Patients want perfect smiles. Dentists may oblige no matter what.

Teeth Magnifying Glass

Unrealistic aesthetic expectations driven by social media may have led to overtreatment with direct composites for problems that needed no or minimal intervention, according to a case series that was recently published in the Journal of Esthetic and Restorative Dentistry.

Social media influence and changing aesthetic norms on the overuse of direct composite resin veneers raise ethical issues within dentistry, the authors wrote. 

“Dental professionals must carefully consider the balance between patient desires and genuine treatment needs, with a focus on ethical and evidence-based practice,” wrote the authors, led by Dr. Camila Sampaio, PhD, of Advanced Clinical Fellowship Programs in Esthetic and Operative and Digital Dentistry at the New York College of Dentistry (J Esthet Restor Dent, December 23, 2023).

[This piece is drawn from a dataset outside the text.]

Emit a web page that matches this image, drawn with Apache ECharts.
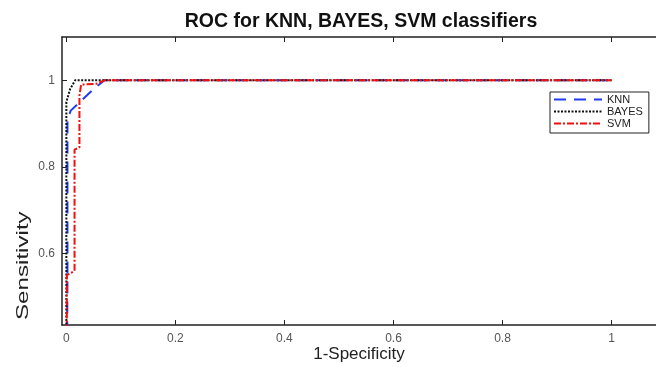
<!DOCTYPE html>
<html>
<head>
<meta charset="utf-8">
<script src="https://cdn.jsdelivr.net/npm/echarts@6/dist/echarts.min.js"></script>
<style>
  html, body { margin: 0; padding: 0; background: #fff; }
  #chart { width: 656px; height: 367px; }
</style>
</head>
<body>
<div id="chart"></div>
<script>
// ROC curve points [1-specificity, sensitivity]
const knnPoints = [[0, 0], [0.002, 0.55], [0.002, 0.91], [0.008, 0.93], [0.05, 0.98], [0.07, 1], [1, 1]];
const bayesPoints = [[0, 0], [0, 0.55], [0, 0.95], [0.007, 0.98], [0.016, 1], [1, 1]];
const svmPoints = [[0, 0], [0.001, 0.55], [0.015, 0.56], [0.015, 0.84], [0.024, 0.845], [0.024, 0.965],
  [0.027, 0.99], [0.055, 0.992], [0.07, 1], [1, 1]];
const xTicks = [0, 0.2, 0.4, 0.6, 0.8, 1];
const yTicks = [0.6, 0.8, 1];

const chart = echarts.init(document.getElementById('chart'));
const font = 'Liberation Sans, Arial, sans-serif';

const mkSeries = (name, data, color, type) => ({
  name,
  type: 'line',
  data,
  symbol: 'none',
  clip: true,
  lineStyle: { color, width: 2, type },
  itemStyle: { color },
});

chart.setOption({
  animation: false,
  backgroundColor: '#fff',
  title: {
    text: 'ROC for KNN, BAYES, SVM classifiers',
    left: 356,
    top: 7,
    textAlign: 'center',
    textStyle: { fontFamily: font, fontSize: 19.5, fontWeight: 'bold', color: '#111' },
  },
  legend: {
    orient: 'vertical',
    left: 550,
    top: 92,
    padding: [2, 6, 4, 3],
    itemWidth: 48,
    itemHeight: 11,
    itemGap: 1,
    borderColor: '#222',
    borderWidth: 1,
    itemStyle: { opacity: 0 },
    textStyle: { fontFamily: font, fontSize: 11, color: '#222' },
    data: ['KNN', 'BAYES', 'SVM'],
  },
  grid: { left: 62, top: 37, right: 0, height: 288, outerBoundsMode: 'none' },
  xAxis: [{
    type: 'value',
    min: -0.008,
    max: 1.0815,
    name: '1-Specificity',
    nameLocation: 'middle',
    nameGap: 21,
    nameMoveOverlap: false,
    nameTextStyle: { fontFamily: font, fontSize: 17, color: '#222' },
    axisLine: { onZero: false, lineStyle: { color: '#222', width: 1.5 } },
    axisTick: { inside: true, length: 5, customValues: xTicks, lineStyle: { color: '#222' } },
    axisLabel: { customValues: xTicks, fontFamily: font, fontSize: 12, color: '#555', margin: 8 },
    splitLine: { show: false },
  }, {
    type: 'value',
    position: 'top',
    min: -0.008,
    max: 1.0815,
    axisLine: { onZero: false, lineStyle: { color: '#222', width: 1.5 } },
    axisTick: { inside: true, length: 5, customValues: xTicks, lineStyle: { color: '#222' } },
    axisLabel: { show: false },
    splitLine: { show: false },
  }],
  yAxis: {
    type: 'value',
    min: 0.435,
    max: 1.1,
    axisLine: { onZero: false, lineStyle: { color: '#222', width: 1.5 } },
    axisTick: { inside: true, length: 5, customValues: yTicks, lineStyle: { color: '#222' } },
    axisLabel: { customValues: yTicks, fontFamily: font, fontSize: 12, color: '#555', margin: 7 },
    splitLine: { show: false },
  },
  graphic: [{
    type: 'text',
    x: 15,
    y: 320,
    rotation: Math.PI / 2,
    scaleX: 1.42,
    style: { text: 'Sensitivity', font: '17px ' + font, fill: '#222', verticalAlign: 'top' },
  }],
  series: [
    mkSeries('KNN', knnPoints, '#1f3cf0', [12, 8]),
    mkSeries('BAYES', bayesPoints, '#111', [2, 1.5]),
    mkSeries('SVM', svmPoints, '#f01010', [7, 2, 2, 2]),
  ],
});
</script>
</body>
</html>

Restorative materials, such as ceramics and composites, have gained popularity to fix tooth color, shape, and alignment problems. Though composite resin procedures can be done in a very conservative, cost-effective, and timely fashion, the standards created by social media and other platforms may have led to unrealistic aesthetic expectations and standards for both patients and dentists. Instances of overtreatment can be seen in the following cases, according to the clinical article.

A 25-year-old woman with composite resin veneers

In the first case study, the woman -- eight months prior to her visit -- had veneers placed from molar to molar in the upper arch. When she underwent the procedures, she was informed about oral health practices. However, she reported having difficulties brushing and flossing the veneers and had persistent bad breath.

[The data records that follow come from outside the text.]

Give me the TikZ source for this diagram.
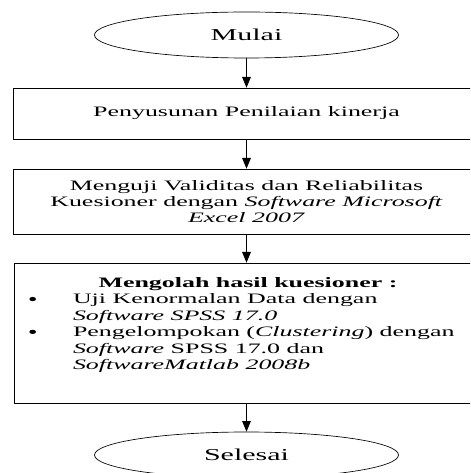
\documentclass[tikz,border=0pt]{standalone}
\usepackage{fontspec}
\setmainfont{Liberation Serif}[FakeStretch=1.8]
\usetikzlibrary{arrows.meta,shapes.geometric,positioning}
\tikzset{
  terminal/.style={ellipse,draw,line width=0.5pt,minimum width=228pt,minimum height=34.5pt,inner sep=0pt,font=\fontsize{12.5}{13}\selectfont},
  prosesbox/.style={draw,line width=0.5pt,minimum width=350pt,align=center,inner sep=0pt},
  alur/.style={-{Triangle[length=8pt,width=6.5pt]},line width=0.6pt}
}
\newcommand{\butir}{\makebox[33.75pt][l]{\hspace*{1pt}\raisebox{3.6pt}{\tikz[baseline]\fill (0,0) ellipse [x radius=2.5pt,y radius=1.6pt];}}}
\newcommand{\sisip}{\hspace*{33.75pt}}

\begin{document}
\begin{tikzpicture}[x=0.75pt,y=-0.75pt,font=\fontsize{10.8}{12.3}\selectfont]
  \useasboundingbox (0,0) rectangle (470,473);
  \clip (0,0) rectangle (470,473);
  \node[terminal] (mulai) at (246.5,35) {Mulai};
  \node[prosesbox,minimum height=38.25pt] (susun) at (246.5,113.5) {Penyusunan Penilaian kinerja};
  \node[prosesbox,minimum height=48.75pt] (uji) at (246.5,201.5)
    {Menguji Validitas dan Reliabilitas\\ Kuesioner dengan \textit{Software Microsoft}\\ \textit{Excel 2007}};
  \node[prosesbox,minimum height=105pt,text width=330pt,align=none] (olah) at (248,333)
    {{\centering\textbf{Mengolah hasil kuesioner :}\par}
     \raggedright
     \butir Uji Kenormalan Data dengan\\
     \sisip\textit{Software SPSS 17.0}\\
     \butir Pengelompokan (\textit{Clustering}) dengan\\
     \sisip\textit{Software} SPSS 17.0 dan\\
     \sisip\textit{SoftwareMatlab 2008b}\par
     \kern 12pt};
  \node[terminal] (selesai) at (246.5,455) {Selesai};
  % alur proses
  \draw[alur] (mulai) -- (susun);
  \draw[alur] (susun) -- (uji);
  \draw[alur] (uji.south) -- (uji.south |- olah.north);
  \draw[alur] (uji.south |- olah.south) -- (selesai);
\end{tikzpicture}
\end{document}
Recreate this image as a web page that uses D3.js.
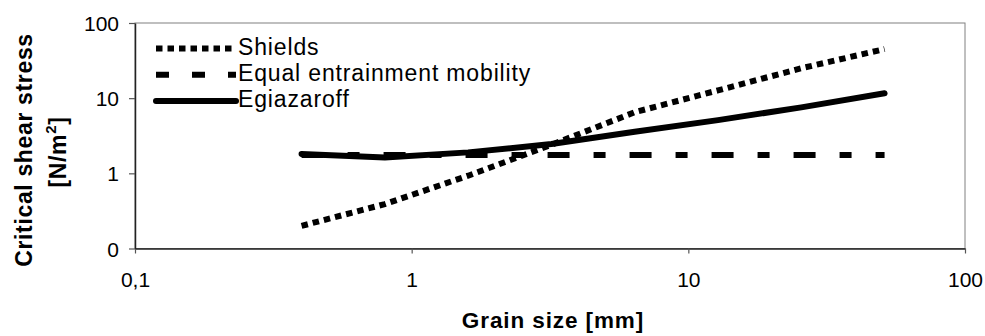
<!DOCTYPE html>
<html>
<head>
<meta charset="utf-8">
<script src="https://cdn.jsdelivr.net/npm/d3@7"></script>
<style>
  body { margin: 0; background: #fff; }
  text { font-family: 'Liberation Sans', Arial, sans-serif; fill: #000; }
</style>
</head>
<body>
<svg id="chart" width="985" height="336"></svg>
<script>
// grain sizes [mm]
const grainSizes = [0.4, 0.8, 1.6, 3.2, 6.4, 12.8, 25.6, 51.2]

// critical shear stress [N/m2]
const shields = [0.2, 0.39, 0.93, 2.4, 6.5, 12.7, 25, 45]
const equalMobility = [1.75, 1.75, 1.75, 1.75, 1.75, 1.75, 1.75, 1.75]
const egiazaroff = [1.81, 1.63, 1.9, 2.45, 3.57, 5.1, 7.55, 11.6]

const xTicks = [0.1, 1, 10, 100]
const xTickLabels = ['0,1', '1', '10', '100']
const yTicks = [0.1, 1, 10, 100]
const yTickLabels = ['0', '1', '10', '100']

const seriesNames = ['Shields', 'Equal entrainment mobility', 'Egiazaroff']

const LEFT = 135
const RIGHT = 965
const TOP = 23
const BOTTOM = 248.5

const svg = d3.select('#chart')

const x = d3.scaleLog().domain([0.1, 100]).range([LEFT, RIGHT])
const y = d3.scaleLog().domain([0.1, 100]).range([BOTTOM, TOP])

// plot area border (top / right are the light grey frame)
svg.append('rect')
  .attr('x', LEFT)
  .attr('y', TOP)
  .attr('width', RIGHT - LEFT)
  .attr('height', BOTTOM - TOP)
  .attr('fill', 'none')
  .attr('stroke', '#808080')
  .attr('stroke-width', 1)

const xAxis = svg.append('g')
  .attr('transform', 'translate(0,' + BOTTOM + ')')
  .call(d3.axisBottom(x)
    .tickValues(xTicks)
    .tickFormat((d, i) => xTickLabels[i])
    .tickSize(5)
    .tickSizeOuter(0))

xAxis.select('.domain').attr('stroke', '#222').attr('stroke-width', 1.5)
xAxis.selectAll('.tick line').attr('stroke', '#555').attr('stroke-width', 1.2)
xAxis.selectAll('.tick text')
  .attr('y', 38.5)
  .attr('dy', null)
  .style('font-size', '21px')
  .style('font-family', "'Liberation Sans', Arial, sans-serif")
  .attr('fill', '#000')

const yAxis = svg.append('g')
  .attr('transform', 'translate(' + LEFT + ',0)')
  .call(d3.axisLeft(y)
    .tickValues(yTicks)
    .tickFormat((d, i) => yTickLabels[i])
    .tickSize(6)
    .tickSizeOuter(0))

yAxis.select('.domain').attr('stroke', '#222').attr('stroke-width', 1.5)
yAxis.selectAll('.tick line').attr('stroke', '#555').attr('stroke-width', 1.2)
yAxis.selectAll('.tick text')
  .attr('x', -16)
  .attr('dy', '0.36em')
  .style('font-size', '21px')
  .style('font-family', "'Liberation Sans', Arial, sans-serif")
  .attr('fill', '#000')

// series
const styles = [
  { data: shields, dash: '6.5,5', cap: 'butt' },
  { data: equalMobility, dash: '22,24,12,24', cap: 'butt' },
  { data: egiazaroff, dash: null, cap: 'round' }
]

const line = d3.line()
  .x(d => x(d[0]))
  .y(d => y(d[1]))

styles.forEach(function (s) {
  svg.append('path')
    .datum(grainSizes.map((g, i) => [g, s.data[i]]))
    .attr('d', line)
    .attr('fill', 'none')
    .attr('stroke', '#000')
    .attr('stroke-width', 6)
    .attr('stroke-linecap', s.cap)
    .attr('stroke-linejoin', 'round')
    .attr('stroke-dasharray', s.dash)
})

// legend
const legendDash = ['6.5,5', '13,23', null]
const legend = svg.append('g')
seriesNames.forEach(function (name, i) {
  const ly = 48.5 + i * 26.3
  legend.append('line')
    .attr('x1', 156)
    .attr('x2', 236)
    .attr('y1', ly)
    .attr('y2', ly)
    .attr('stroke', '#000')
    .attr('stroke-width', 6)
    .attr('stroke-linecap', legendDash[i] ? 'butt' : 'round')
    .attr('stroke-dasharray', legendDash[i])
  legend.append('text')
    .attr('x', 238)
    .attr('y', ly + 6)
    .attr('font-size', 23)
    .attr('letter-spacing', 0.85)
    .text(name)
})

// axis titles
svg.append('text')
  .attr('x', 553)
  .attr('y', 328)
  .attr('text-anchor', 'middle')
  .attr('font-size', 22.5)
  .attr('font-weight', 'bold')
  .attr('letter-spacing', 0.9)
  .text('Grain size [mm]')

svg.append('text')
  .attr('transform', 'translate(32,150) rotate(-90)')
  .attr('text-anchor', 'middle')
  .attr('font-size', 23)
  .attr('font-weight', 'bold')
  .attr('letter-spacing', 0.65)
  .text('Critical shear stress')

const unit = svg.append('text')
  .attr('transform', 'translate(66,152) rotate(-90)')
  .attr('text-anchor', 'middle')
  .attr('font-size', 23)
  .attr('font-weight', 'bold')
  .attr('letter-spacing', 0.65)
unit.append('tspan').text('[N/m')
unit.append('tspan').attr('dy', -10).attr('font-size', 15).text('2')
unit.append('tspan').attr('dy', 10).text(']')
</script>
</body>
</html>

She worried that her gum problems may progress, affecting dental support structures and possibly leading to caries. A clinical exam revealed gum inflammation with bleeding on probing and the presence of generalized calculus from inadequately executed restorations that ignored basic principles for preserving dental health, according to the report.

In the first phase of treatment, the restorative material was removed to ensure minimal enamel loss to preserve the aesthetic integrity of her dental anatomy. Then, her incisal edges were reconstructed, focusing exclusively on restoring both central incisors, to achieve her desired outcome.

A 29-year-old man with veneers

When the patient presented, he had composite resin veneers spanning from lateral to lateral in the upper arch that had been placed several years ago. A clinical exam showed the veneers exhibited inadequate surface anatomy, contour, interproximal contact, and color. Also, there were signs of gum inflammation, the authors wrote.

Furthermore, the patient reported making numerous visits to his dentist for color adjustments to his restorations. He reported a persistent desire for increasingly whiter shades, which, when compared to his natural teeth, were noticeably incongruent with the rest of his smile, they wrote.

A 25-year-old woman composite resin veneers

The woman’s veneers spanned from premolar to premolar in the upper arch that had been placed two years ago. At her visit, the patient expressed discomfort due to an unpleasant smell, which was attributed to excess resin composite material overcontoured at the gum margin.

Additionally, there was a noticeable color discrepancy compared to her lower arch, the authors wrote. Her treatment included removal of the resin composite, cleaning, subsequent teeth whitening, orthodontic alignment, and applying composites to her central and lateral incisors, they wrote.

The influence of social media

More exposure to social media with its emphasis on veneers has shaped the perceived needs of patients and has affected dentists’ treatment planning recommendations and decisions, they wrote.

“Clear boundaries on social media platforms, improved training, and critical evaluation of information sources are essential to mitigate the impact of these external influences on treatment decisions and ensure the long-term well-being of patients in esthetic dentistry,” Sampaio and colleagues wrote.